# I've got the blues



## SlipperFan (Dec 18, 2010)

This kind of blue:

Ascocenda Princess Mikasa (Royal Sapphire x V. coerulea)






Neostylis Lou Sneary 'Bluebird' (Neofinetia falcata x Rhynchostylis coelestis)





Darwinara Charm 'Blue Star' (Neofinetia falcata x Vascostylis Tham Yuen Hae)





Darwinara Rainbow Stars (Charm ‘Blue Star’ x Neofinetia falcata ‘Tamakongo’)





Ascofinetia Petite Bouquet (Ascofinetia Cherry Blossom x Ascocentrum ampullaceum)


----------



## Shiva (Dec 18, 2010)

You certainly do Dot and fantastic blues at that.


----------



## Erythrone (Dec 18, 2010)

OK... I "must" find Darwinara Charm 'Blue Star' .... 

For Darwinara Rainbow Stars : I bought a plant in November from Jason Fischer. I hope mine will be as beautiful as yours.


----------



## SlipperFan (Dec 18, 2010)

Erythrone said:


> OK... I "must" find Darwinara Charm 'Blue Star' ....
> 
> For Darwinara Rainbow Stars : I bought a plant in November from Jason Fischer. I hope mine will be as beautiful as yours.



I actually have three Rainbow Stars. One is supposed to be pink, one is white (these two are from Erich Michel), and this one, which is from OL. So there's a very good chance yours will be like this one.

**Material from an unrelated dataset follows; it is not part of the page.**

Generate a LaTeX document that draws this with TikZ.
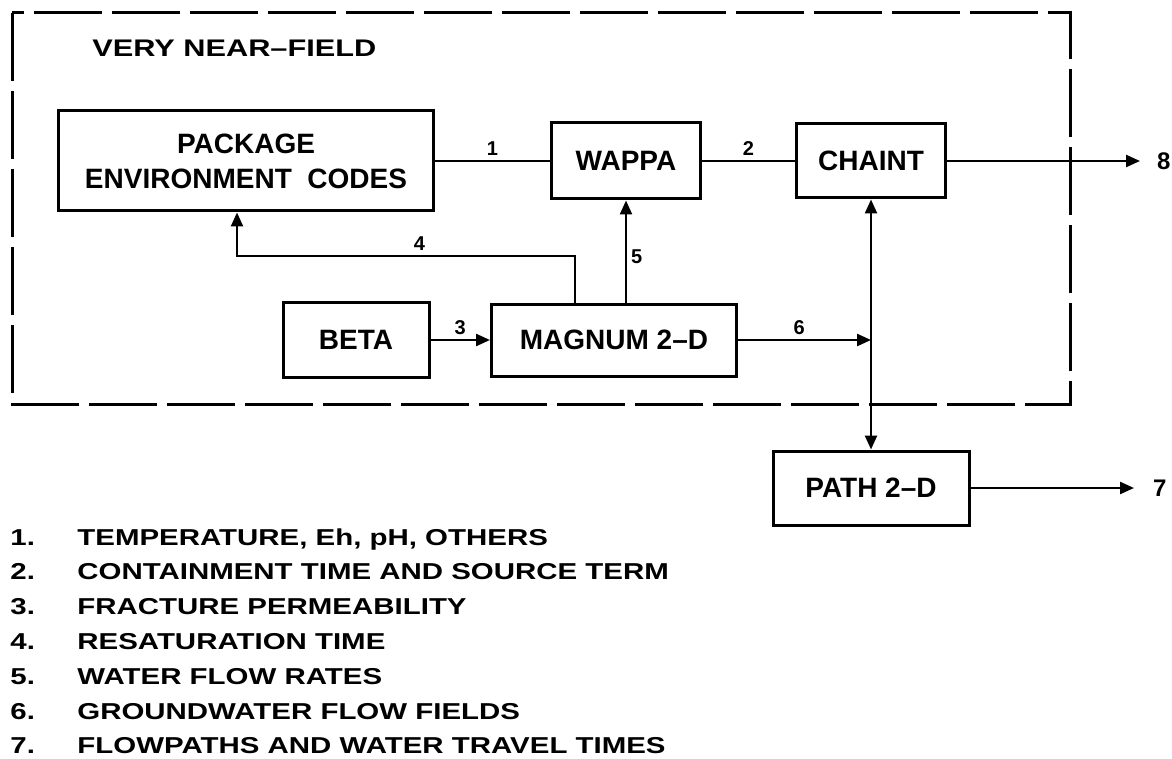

I actually also have 3 Darwinara Charms.  I just can't resist these Neo crosses.


----------



## Erythrone (Dec 18, 2010)

Yes, I have exactely the same cross : (Charm ‘Blue Star’ x Neofinetia falcata ‘Tamakongo’). 

I like very much Neofinetia and Neo crosses too. But I have only a few. 7 Neofinetias, Neostylis Lou Sneary "Bluebird" and Neofinetia falcata x Vanda tessellata. 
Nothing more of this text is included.